◆ PROBLEM TO WORK ON:
Return the records from the first line through the line containing "(236,147) rectangle (454,325);", and leave out the pictures.

◆ SUPPLIED RECORDS:
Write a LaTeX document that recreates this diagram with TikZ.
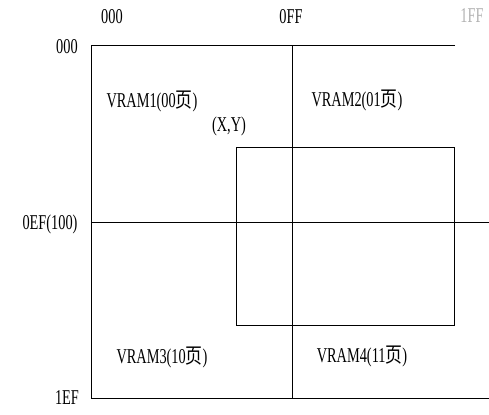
\documentclass[tikz,border=0pt]{standalone}
\usepackage{fontspec}
\setmainfont{Liberation Serif}[FakeStretch=0.68]
\newfontfamily\cjk{Noto Sans CJK SC}[FakeStretch=0.8]
\usepackage{tikz}

\tikzset{
  lbl/.style={inner sep=0pt, font=\fontsize{18}{18}\selectfont},
  frame/.style={line width=0.6pt}
}

\begin{document}
\begin{tikzpicture}[x=0.03cm, y=-0.03cm]
            \useasboundingbox (0,0) rectangle (489,414);

            % Screen corners
            \coordinate (tl) at (91,45);
            \coordinate (tr) at (455,45);
            \coordinate (bl) at (91,398);
            \coordinate (br) at (489,398);
            \coordinate (mt) at (292,45);
            \coordinate (mb) at (292,398);
            \coordinate (ml) at (91,222);
            \coordinate (mr) at (489,222);

            % Pages
            \draw[frame] (tr) -- (tl) -- (bl) -- (br);
            \draw[frame] (mt) -- (mb);
            \draw[frame] (ml) -- (mr);

            % Window
            \draw[frame] (236,147) rectangle (454,325);

            % Column addresses
            \node[lbl] (c0) at (112,17) {000};
            \node[lbl] (c1) at (291,17) {0FF};
            \node[lbl, gray!60] (c2) at (472,16) {1FF};

            % Row addresses
            \node[lbl] (r0) at (67,47) {000};
            \node[lbl] (r1) at (50,224) {0EF(100)};
            \node[lbl] (r2) at (67,398) {1EF};

            % Page names
            \node[lbl] (v1) at (152,101) {VRAM1(00{\cjk 页})};
            \node[lbl] (xy) at (229,126) {(X,Y)};
            \node[lbl] (v2) at (357,100) {VRAM2(01{\cjk 页})};
            \node[lbl] (v3) at (162,357) {VRAM3(10{\cjk 页})};
            \node[lbl] (v4) at (362,356) {VRAM4(11{\cjk 页})};
        \end{tikzpicture}
\end{document}
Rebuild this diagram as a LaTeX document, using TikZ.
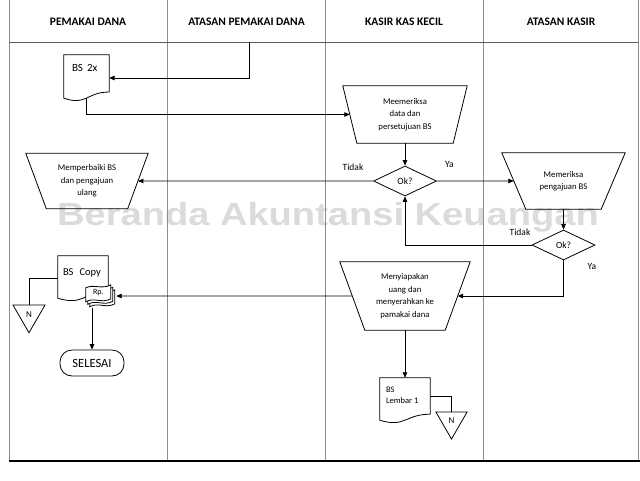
\documentclass[tikz,border=0pt]{standalone}
\usepackage{fontspec}
\setmainfont{Carlito}
\newfontfamily\wmfont{Liberation Sans}
\usetikzlibrary{shapes.geometric,arrows.meta,calc}
\newcommand{\docoutline}[1]{%
  \draw[docline] (#1.north west) -- (#1.north east) -- ($(#1.north east)!0.802!(#1.south east)$) .. controls ($(#1.north)!0.802!(#1.south)$) and ($(#1.north)!1.107!(#1.south)$) .. ($(#1.north west)!0.934!(#1.south west)$) -- cycle;}
\newcommand{\billpath}[2]{%
  \draw[docline, fill=white] (#1,#2+3) .. controls (#1+8,#2-1) and (#1+16,#2+5) .. (#1+25,#2) -- (#1+25,#2+14) .. controls (#1+16,#2+19) and (#1+8,#2+12) .. (#1,#2+17) -- cycle;}
\newcommand{\trapout}[2]{%
  \coordinate (#1-br) at ($(#1.south east)+(-#2pt,0pt)$);
  \coordinate (#1-bl) at ($(#1.south west)+(#2pt,0pt)$);
  \draw[docline] (#1.north west) -- (#1.north east) -- (#1-br) -- (#1-bl) -- cycle;
  \coordinate (#1-R) at ($(#1.north east)!0.5!(#1-br)$);
  \coordinate (#1-L) at ($(#1.north west)!0.5!(#1-bl)$);}
\begin{document}
\begin{tikzpicture}[x=1pt, y=-1pt,
 lane/.style={draw=black!45, line width=0.8pt},
 flow/.style={draw, line width=0.8pt, -{Triangle[length=5.5pt,width=4.5pt]}},
 conn/.style={draw, line width=0.8pt},
 docline/.style={draw, line width=0.8pt},
 hdr/.style={font=\fontsize{11.5}{13}\selectfont\bfseries, inner sep=0pt},
 proc/.style={rectangle, inner sep=0pt, font=\fontsize{8.7}{12.5}\selectfont, align=center},
 dec/.style={diamond, draw, line width=0.8pt, minimum width=63pt, minimum height=30pt, inner sep=0pt, font=\fontsize{9.5}{11}\selectfont},
 lbl/.style={font=\fontsize{9.5}{11}\selectfont, inner sep=0pt},
 tri/.style={regular polygon, regular polygon sides=3, shape border rotate=180, draw, line width=0.8pt, inner sep=0pt, font=\fontsize{9}{10}\selectfont},
 term/.style={rectangle, rounded corners=12pt, draw, line width=0.8pt, minimum width=64pt, minimum height=26pt, font=\fontsize{12.5}{14}\selectfont},
 docbox/.style={rectangle, inner sep=0pt},
 wm/.style={text=black!14, font=\wmfont\bfseries\fontsize{32}{34}\selectfont, inner sep=0pt}
]
\useasboundingbox (0,0) rectangle (640,480);
% watermark
\node[wm] (wm) at (328,217) {\scalebox{1.19}[1]{Beranda Akuntansi Keuangan}};
% lanes
\draw[lane] (9,0) -- (9,461);
\draw[lane] (167,0) -- (167,461);
\draw[lane] (325,0) -- (325,461);
\draw[lane] (483,0) -- (483,461);
\draw[lane] (638,0) -- (638,461);
\draw[draw=black!65, line width=0.8pt] (9,42) -- (638,42);
\draw[black, line width=1.3pt] (9,461) -- (640,461);
% headers
\node[hdr] (h1) at (88,22) {PEMAKAI DANA};
\node[hdr] (h2) at (246.5,22) {ATASAN PEMAKAI DANA};
\node[hdr] (h3) at (404,22) {KASIR KAS KECIL};
\node[hdr] (h4) at (561,22) {ATASAN KASIR};
% BS 2x
\node[docbox] (d1) at (86.5,78) {\parbox[t][46pt][t]{45pt}{\fontsize{11}{13}\selectfont\hspace*{8pt}\rule{0pt}{16.5pt}BS\hspace{4pt}2x}};
\docoutline{d1}
\coordinate (src) at (249,42);
\draw[flow] (src) |- (d1);
% Meemeriksa
\node[proc, minimum width=124pt, minimum height=57pt] (t1) at (405,114.5) {Meemeriksa\\data dan\\persetujuan BS};
\trapout{t1}{14}
\draw[flow] ($(d1.north)!0.933!(d1.south)$) |- (t1-L);
\node[dec] (k1) at (405,181) {Ok?};
\draw[flow] (t1) -- (k1);
\node[proc, minimum width=122pt, minimum height=55pt] (t2) at (87,181) {Memperbaiki BS\\dan pengajuan\\ulang};
\trapout{t2}{20.5}
\node[proc, minimum width=123pt, minimum height=56pt] (t3) at (563.5,181) {Memeriksa\\pengajuan BS};
\trapout{t3}{24}
\draw[flow] (k1) -- (t2-R);
\draw[flow] (k1) -- (t3-L);
\node[lbl] (tidak1) at (353,167) {Tidak};
\node[lbl] (ya1) at (449.5,164) {Ya};
\node[dec] (k2) at (563.5,245) {Ok?};
\draw[flow] (t3) -- (k2);
\node[lbl] (tidak2) at (520,232) {Tidak};
\node[lbl] (ya2) at (592,266) {Ya};
\draw[flow] (k2) -| (k1);
\node[proc, minimum width=130pt, minimum height=68pt] (t4) at (405,296) {Menyiapakan\\uang dan\\menyerahkan ke\\pamakai dana};
\trapout{t4}{25}
\draw[flow] (k2) |- (t4-R);
% BS Copy + Rp
\node[docbox] (d2) at (83,278.5) {\parbox[t][45pt][t]{50pt}{\fontsize{10.5}{12}\selectfont\hspace*{5pt}\rule{0pt}{19.5pt}BS\hspace{6pt}Copy}};
\docoutline{d2}
\node[docbox, minimum width=30pt, minimum height=24pt] (r1) at (101,296) {};
\begin{scope}[shift={(r1.north west)}]
\billpath{4}{6}
\billpath{2}{3.5}
\billpath{0}{1}
\node[font=\fontsize{8}{9}\selectfont, inner sep=0pt] (rp) at (12.5,9) {Rp.};
\end{scope}
\draw[flow] (t4-L) -- (r1);
\node[term] (s1) at (92,363) {SELESAI};
\draw[flow] (s1.north |- r1.south) -- (s1);
\node[tri, minimum size=37pt] (n1) at (29,314.25) {N};
\draw[conn] (d2.west) -| (n1);
% BS Lembar 1
\node[docbox] (d3) at (405,400.5) {\parbox[t][45pt][t]{50pt}{\fontsize{8.5}{11}\selectfont\hspace*{6pt}\rule{0pt}{14pt}BS\\\hspace*{6pt}Lembar 1}};
\docoutline{d3}
\draw[flow] (t4) -- (d3);
\node[tri, minimum size=36pt] (n2) at (451.5,421) {N};
\draw[conn] ($(d3.north east)!0.42!(d3.south east)$) -| (n2);
\end{tikzpicture}
\end{document}
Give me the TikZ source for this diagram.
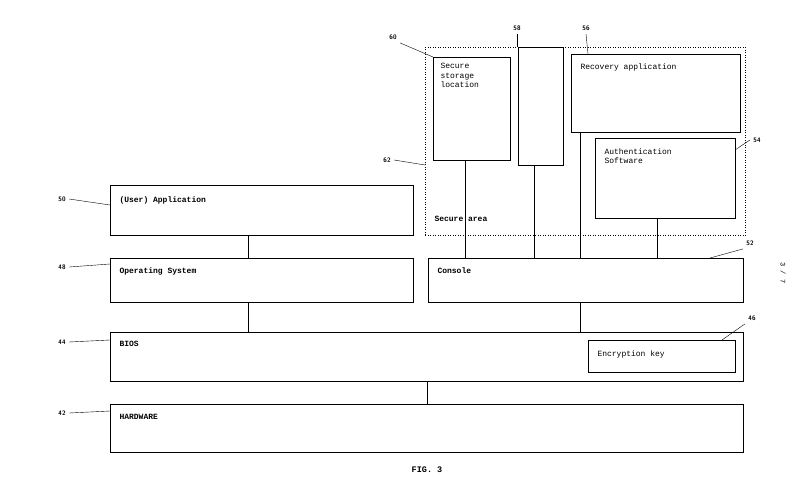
\documentclass[tikz,border=0pt]{standalone}
\usepackage{fontspec}
\setmainfont{Liberation Mono}
\usetikzlibrary{positioning}
\tikzset{
  blk/.style={draw, line width=0.5pt, anchor=north west, inner sep=0pt},
  txt/.style={anchor=north west, font=\fontsize{8}{9.5}\selectfont, align=left},
  btxt/.style={txt, font=\bfseries\fontsize{8}{9.5}\selectfont},
  num/.style={font=\bfseries\fontsize{6.5}{7}\selectfont\sffamily},
  lead/.style={line width=0.4pt}
}
\begin{document}
\begin{tikzpicture}[x=1pt,y=-1pt]
    \useasboundingbox (0,0) rectangle (800,490);
    % Secure area
    \node[blk, dotted, line width=0.9pt, minimum width=320pt, minimum height=188pt] (sec) at (425,47) {};
    \node[btxt] at (431,213) {Secure area};
    \node[blk, minimum width=77pt, minimum height=103pt] (sto) at (433,57) {};
    \node[txt] at (437,60) {Secure\\storage\\location};
    \node[blk, minimum width=45pt, minimum height=118pt] (blk58) at (518,47) {};
    \node[blk, minimum width=169pt, minimum height=78pt] (rec) at (571,54) {};
    \node[txt] at (577,60) {Recovery application};
    \node[blk, minimum width=140pt, minimum height=80pt] (auth) at (595,138) {};
    \node[txt] at (601,145) {Authentication\\Software};
    % Layers
    \node[blk, minimum width=303pt, minimum height=50pt] (app) at (110,185) {};
    \node[btxt] at (116,193) {(User) Application};
    \node[blk, minimum width=303pt, minimum height=44pt] (os) at (110,258) {};
    \node[btxt] at (116,264) {Operating System};
    \node[blk, minimum width=315pt, minimum height=44pt] (con) at (428,258) {};
    \node[btxt] at (434,264) {Console};
    \node[blk, minimum width=633pt, minimum height=49pt] (bios) at (110,332) {};
    \node[btxt] at (116,338) {BIOS};
    \node[blk, minimum width=147pt, minimum height=32pt] (key) at (588,340) {};
    \node[txt] at (594,347) {Encryption key};
    \node[blk, minimum width=633pt, minimum height=48pt] (hw) at (110,404) {};
    \node[btxt] at (116,411) {HARDWARE};
    % Connections
    \draw[lead] (app.south west) ++(138,0) -- ++(0,23);
    \draw[lead] (os.south west) ++(138,0) -- ++(0,30);
    \draw[lead] (con.south west) ++(152,0) -- ++(0,30);
    \draw[lead] (bios.south west) ++(317,0) -- ++(0,23);
    \draw[lead] (sto.south west) ++(32,0) -- ++(0,98);
    \draw[lead] (blk58.south west) ++(16,0) -- ++(0,93);
    \draw[lead] (rec.south west) ++(9,0) -- ++(0,126);
    \draw[lead] (auth.south west) ++(62,0) -- ++(0,40);
    % Reference numerals
    \node[num] (n50) at (62,199) {50};
    \draw[lead] (n50.east) -- (110,205);
    \node[num] (n48) at (62,267) {48};
    \draw[lead] (n48.east) -- (110,264);
    \node[num] (n44) at (62,342) {44};
    \draw[lead] (n44.east) -- (110,340);
    \node[num] (n42) at (62,413) {42};
    \draw[lead] (n42.east) -- (110,411);
    \node[num] (n60) at (393,37) {60};
    \draw[lead] (n60.south east) -- (sto.north west);
    \node[num] (n58) at (517,28) {58};
    \draw[lead] (n58.south) -- (n58.south |- blk58.north);
    \node[num] (n56) at (586,28) {56};
    \draw[lead] (n56.south) -- (588,54);
    \node[num] (n62) at (387,160) {62};
    \draw[lead] (n62.east) -- (425,165);
    \node[num] (n54) at (757,140) {54};
    \draw[lead] (n54.west) -- (735,150);
    \node[num] (n52) at (750,243) {52};
    \draw[lead] (n52.south west) -- (710,258);
    \node[num] (n46) at (752,318) {46};
    \draw[lead] (n46.south west) -- (722,340);
    \node[font=\bfseries\fontsize{8.5}{10}\selectfont] (fig) at (427,470) {FIG. 3};
    \node[font=\fontsize{7}{8}\selectfont, rotate=-90] (pg) at (783,273) {3 / 7};
\end{tikzpicture}
\end{document}
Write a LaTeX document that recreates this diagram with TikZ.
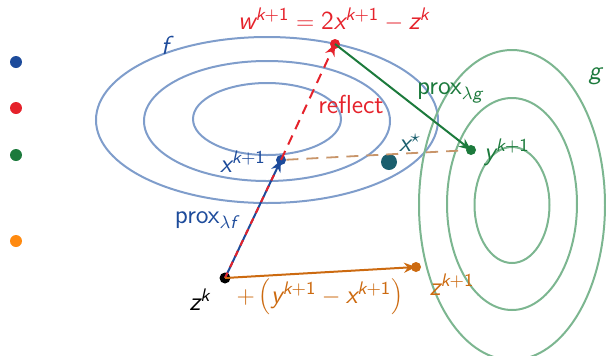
\documentclass[tikz,border=0pt]{standalone}
\usetikzlibrary{arrows.meta}
\DeclareSymbolFont{sfletters}{TU}{lmss}{m}{sl}
\DeclareSymbolFont{sfdigits}{TU}{lmss}{m}{n}
\DeclareMathSymbol{w}{\mathalpha}{sfletters}{`w}
\DeclareMathSymbol{x}{\mathalpha}{sfletters}{`x}
\DeclareMathSymbol{y}{\mathalpha}{sfletters}{`y}
\DeclareMathSymbol{z}{\mathalpha}{sfletters}{`z}
\DeclareMathSymbol{k}{\mathalpha}{sfletters}{`k}
\DeclareMathSymbol{f}{\mathalpha}{sfletters}{`f}
\DeclareMathSymbol{g}{\mathalpha}{sfletters}{`g}
\DeclareMathSymbol{1}{\mathalpha}{sfdigits}{`1}
\DeclareMathSymbol{2}{\mathalpha}{sfdigits}{`2}
\definecolor{fblue}{HTML}{7F9DCB}
\definecolor{dblue}{HTML}{1D4B9B}
\definecolor{dred}{HTML}{E5222B}
\definecolor{dgreen}{HTML}{1C7A3C}
\definecolor{gell}{HTML}{7CB690}
\definecolor{dorange}{HTML}{CC6A10}
\definecolor{lorange}{HTML}{FF8A10}
\definecolor{teal}{HTML}{1B5F6E}
\definecolor{tan}{HTML}{C8956A}
\begin{document}
\begin{tikzpicture}[x=0.5pt,y=-0.5pt,
  font=\fontsize{13}{15}\selectfont\sffamily,
  dot/.style={circle,fill,inner sep=0pt,minimum size=#1},
  dot/.default=5pt,
  ell/.style={line width=1pt},
  arr/.style={line width=1pt,-{Stealth[length=6pt,width=5pt]}},
  lbl/.style={inner sep=0pt}]
\useasboundingbox (0,0) rectangle (606,355);
\clip (0,0) rectangle (606,355);
% f level sets
\draw[ell,fblue] (267,120) ellipse [x radius=171, y radius=83];
\draw[ell,fblue] (267,121) ellipse [x radius=123, y radius=60];
\draw[ell,fblue] (267,119) ellipse [x radius=74, y radius=36];
% g level sets
\draw[ell,gell] (512,205) ellipse [x radius=93, y radius=155];
\draw[ell,gell] (512,204) ellipse [x radius=65, y radius=106];
\draw[ell,gell] (512,205) ellipse [x radius=37.5, y radius=58];
% legend dots
\node[dot=6pt,dblue] (lb) at (16,62) {};
\node[dot=6pt,dred] (lr) at (16,108) {};
\node[dot=6pt,dgreen] (lg) at (16,155) {};
\node[dot=6pt,lorange] (lo) at (16,241) {};
% points
\node[dot=5.5pt,black] (zk) at (225,278) {};
\node[dot=5pt,dblue] (xk) at (281,160) {};
\node[dot=5pt,dred] (w) at (335,44) {};
\node[dot=5pt,dgreen] (y) at (471,150) {};
\node[dot=8pt,teal] (xs) at (389,162) {};
\node[dot=5pt,dorange] (zk1) at (416,267) {};
% connectors
\draw[tan,line width=0.9pt,dash pattern=on 6pt off 4pt] (xk) -- (y);
\draw[arr,dblue] (zk.center) -- (xk.center);
\draw[dred,line width=1pt,dash pattern=on 3pt off 3pt,shorten >=6pt] (zk.center) -- (xk.center);
\draw[arr,dred,dash pattern=on 5pt off 3.5pt] (xk.center) -- (w.center);
\draw[arr,dgreen] (w.center) -- (y.center);
\draw[arr,dorange] (zk.center) -- (zk1.center);
% labels
\node[lbl,dred] (wl) at (334,20) {$w^{k+1} = 2x^{k+1} - z^k$};
\node[lbl,dblue] (fl) at (165,45) {$f$};
\node[lbl,dgreen] (gl) at (595,76) {$g$};
\node[lbl,dred] (rl) at (351,104) {reflect};
\node[lbl,dgreen] (pg) at (450,93) {prox$_{\lambda g}$};
\node[lbl,dblue] (xl) at (243,162) {$x^{k+1}$};
\node[lbl,teal] (xsl) at (410,143) {$x^{\star}$};
\node[lbl,dgreen] (yl) at (507,152) {$y^{k+1}$};
\node[lbl,dblue] (pf) at (206,220) {prox$_{\lambda f}$};
\node[lbl,black] (zl) at (200,300) {$z^k$};
\node[lbl,dorange] (pl) at (320,297) {$+\left(y^{k+1} - x^{k+1}\right)$};
\node[lbl,dorange] (z1l) at (452,285) {$z^{k+1}$};
\end{tikzpicture}
\end{document}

◆ SOLUTION FOR THIS PROBLEM:
Write a LaTeX document that recreates this diagram with TikZ.
\documentclass[tikz,border=0pt]{standalone}
\usepackage{fontspec}
\setmainfont{Liberation Serif}[FakeStretch=0.68]
\newfontfamily\cjk{Noto Sans CJK SC}[FakeStretch=0.8]
\usepackage{tikz}

\tikzset{
  lbl/.style={inner sep=0pt, font=\fontsize{18}{18}\selectfont},
  frame/.style={line width=0.6pt}
}

\begin{document}
\begin{tikzpicture}[x=0.03cm, y=-0.03cm]
            \useasboundingbox (0,0) rectangle (489,414);

            % Screen corners
            \coordinate (tl) at (91,45);
            \coordinate (tr) at (455,45);
            \coordinate (bl) at (91,398);
            \coordinate (br) at (489,398);
            \coordinate (mt) at (292,45);
            \coordinate (mb) at (292,398);
            \coordinate (ml) at (91,222);
            \coordinate (mr) at (489,222);

            % Pages
            \draw[frame] (tr) -- (tl) -- (bl) -- (br);
            \draw[frame] (mt) -- (mb);
            \draw[frame] (ml) -- (mr);

            % Window
            \draw[frame] (236,147) rectangle (454,325);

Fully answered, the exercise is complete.